* Exercise prompt
Transcribe the listing in full, excluding any pictures.

* Data shown
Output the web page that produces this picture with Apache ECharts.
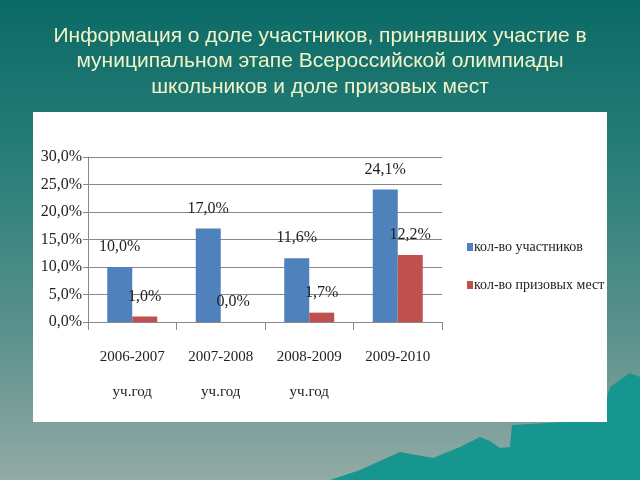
<!DOCTYPE html>
<html>
<head>
<meta charset="utf-8">
<script src="https://cdn.jsdelivr.net/npm/echarts@6/dist/echarts.min.js"></script>
<style>html,body{margin:0;padding:0;}#c{width:640px;height:480px;}</style>
</head>
<body>
<div id="c"></div>
<script>
var titleLines = ['Информация о доле участников, принявших участие в', 'муниципальном этапе Всероссийской олимпиады', 'школьников и доле призовых мест'];
var categories = ['2006-2007\nуч.год', '2007-2008\nуч.год', '2008-2009\nуч.год', '2009-2010'];
var seriesNames = ['кол-во участников', 'кол-во призовых мест'];
var participants = [10.0, 17.0, 11.6, 24.1];
var prizes = [1.0, 0.0, 1.7, 12.2];
var yMin = 0, yMax = 30, yStep = 5;

function pct(v) { return v.toFixed(1).replace('.', ',') + '%'; }

var serif = '"Liberation Serif", "Times New Roman", serif';
var chart = echarts.init(document.getElementById('c'));
chart.setOption({
  backgroundColor: {
    type: 'linear', x: 0, y: 0, x2: 0, y2: 1,
    colorStops: [
      {offset: 0, color: '#0b6a66'},
      {offset: 0.35, color: '#2a7f79'},
      {offset: 0.7, color: '#5c928d'},
      {offset: 1, color: '#93aaa6'}
    ]
  },
  graphic: [
    {type: 'polygon', z: -20, silent: true, shape: {points: [[330,480],[360,470],[400,452],[433,458],[460,447],[480,437],[490,441],[500,448],[510,447],[512,425],[600,420],[610,387],[630,373],[640,377],[640,480]]}, style: {fill: '#16968f'}},
    {type: 'rect', z: -10, silent: true, shape: {x: 33, y: 112, width: 574, height: 310}, style: {fill: '#ffffff'}}
  ],
  title: {
    text: titleLines.join('\n'),
    left: 'center', top: 18,
    textStyle: {color: '#f3f3c9', fontSize: 21, fontWeight: 'normal', fontFamily: '"Liberation Sans", Arial, sans-serif', lineHeight: 25.5}
  },
  legend: {
    orient: 'vertical', left: 462, top: 235, itemWidth: 6, itemHeight: 8, itemGap: 24,
    icon: 'rect',
    textStyle: {fontFamily: serif, fontSize: 14, color: '#222', padding: [0,0,0,-4]},
    data: seriesNames
  },
  grid: {left: 88, right: 198, top: 157, bottom: 158, containLabel: false},
  xAxis: {
    type: 'category', data: categories,
    axisLine: {lineStyle: {color: '#888', width: 1}},
    axisTick: {show: true, length: 8, lineStyle: {color: '#888'}},
    axisLabel: {fontFamily: serif, fontSize: 15, color: '#222', lineHeight: 35, margin: 18}
  },
  yAxis: {
    type: 'value', min: yMin, max: yMax, interval: yStep,
    axisLine: {show: true, lineStyle: {color: '#888'}},
    axisTick: {show: true, length: 5, lineStyle: {color: '#888'}},
    splitLine: {lineStyle: {color: '#888', width: 1}},
    axisLabel: {formatter: function (v) { return pct(v); }, fontFamily: serif, fontSize: 16, color: '#222', margin: 6}
  },
  series: [
    {name: seriesNames[0], type: 'bar', data: participants, barWidth: 25, barGap: '0%',
     itemStyle: {color: '#4f81bd'},
     label: {show: true, position: 'top', distance: 12, formatter: function (p) { return pct(p.value); }, fontFamily: serif, fontSize: 16, color: '#222'}},
    {name: seriesNames[1], type: 'bar', data: prizes, barWidth: 25,
     itemStyle: {color: '#c0504d'},
     label: {show: true, position: 'top', distance: 12, formatter: function (p) { return pct(p.value); }, fontFamily: serif, fontSize: 16, color: '#222'}}
  ]
});
</script>
</body>
</html>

* Reply to the exercise
Output the web page that produces this picture with Apache ECharts.
<!DOCTYPE html>
<html>
<head>
<meta charset="utf-8">
<script src="https://cdn.jsdelivr.net/npm/echarts@6/dist/echarts.min.js"></script>
<style>html,body{margin:0;padding:0;}#c{width:640px;height:480px;}</style>
</head>
<body>
<div id="c"></div>
<script>
var titleLines = ['Информация о доле участников, принявших участие в', 'муниципальном этапе Всероссийской олимпиады', 'школьников и доле призовых мест'];
var categories = ['2006-2007\nуч.год', '2007-2008\nуч.год', '2008-2009\nуч.год', '2009-2010'];
var seriesNames = ['кол-во участников', 'кол-во призовых мест'];
var participants = [10.0, 17.0, 11.6, 24.1];
var prizes = [1.0, 0.0, 1.7, 12.2];
var yMin = 0, yMax = 30, yStep = 5;

function pct(v) { return v.toFixed(1).replace('.', ',') + '%'; }

var serif = '"Liberation Serif", "Times New Roman", serif';
var chart = echarts.init(document.getElementById('c'));
chart.setOption({
  backgroundColor: {
    type: 'linear', x: 0, y: 0, x2: 0, y2: 1,
    colorStops: [
      {offset: 0, color: '#0b6a66'},
      {offset: 0.35, color: '#2a7f79'},
      {offset: 0.7, color: '#5c928d'},
      {offset: 1, color: '#93aaa6'}
    ]
  },
  graphic: [
    {type: 'polygon', z: -20, silent: true, shape: {points: [[330,480],[360,470],[400,452],[433,458],[460,447],[480,437],[490,441],[500,448],[510,447],[512,425],[600,420],[610,387],[630,373],[640,377],[640,480]]}, style: {fill: '#16968f'}},
    {type: 'rect', z: -10, silent: true, shape: {x: 33, y: 112, width: 574, height: 310}, style: {fill: '#ffffff'}}
  ],
  title: {
    text: titleLines.join('\n'),
    left: 'center', top: 18,
    textStyle: {color: '#f3f3c9', fontSize: 21, fontWeight: 'normal', fontFamily: '"Liberation Sans", Arial, sans-serif', lineHeight: 25.5}
  },
  legend: {
    orient: 'vertical', left: 462, top: 235, itemWidth: 6, itemHeight: 8, itemGap: 24,
    icon: 'rect',
    textStyle: {fontFamily: serif, fontSize: 14, color: '#222', padding: [0,0,0,-4]},
    data: seriesNames
  },
  grid: {left: 88, right: 198, top: 157, bottom: 158, containLabel: false},
  xAxis: {
    type: 'category', data: categories,
    axisLine: {lineStyle: {color: '#888', width: 1}},
    axisTick: {show: true, length: 8, lineStyle: {color: '#888'}},
    axisLabel: {fontFamily: serif, fontSize: 15, color: '#222', lineHeight: 35, margin: 18}
  },
  yAxis: {
    type: 'value', min: yMin, max: yMax, interval: yStep,
    axisLine: {show: true, lineStyle: {color: '#888'}},
    axisTick: {show: true, length: 5, lineStyle: {color: '#888'}},
    splitLine: {lineStyle: {color: '#888', width: 1}},
    axisLabel: {formatter: function (v) { return pct(v); }, fontFamily: serif, fontSize: 16, color: '#222', margin: 6}
  },
  series: [
    {name: seriesNames[0], type: 'bar', data: participants, barWidth: 25, barGap: '0%',
     itemStyle: {color: '#4f81bd'},
     label: {show: true, position: 'top', distance: 12, formatter: function (p) { return pct(p.value); }, fontFamily: serif, fontSize: 16, color: '#222'}},
    {name: seriesNames[1], type: 'bar', data: prizes, barWidth: 25,
     itemStyle: {color: '#c0504d'},
     label: {show: true, position: 'top', distance: 12, formatter: function (p) { return pct(p.value); }, fontFamily: serif, fontSize: 16, color: '#222'}}
  ]
});
</script>
</body>
</html>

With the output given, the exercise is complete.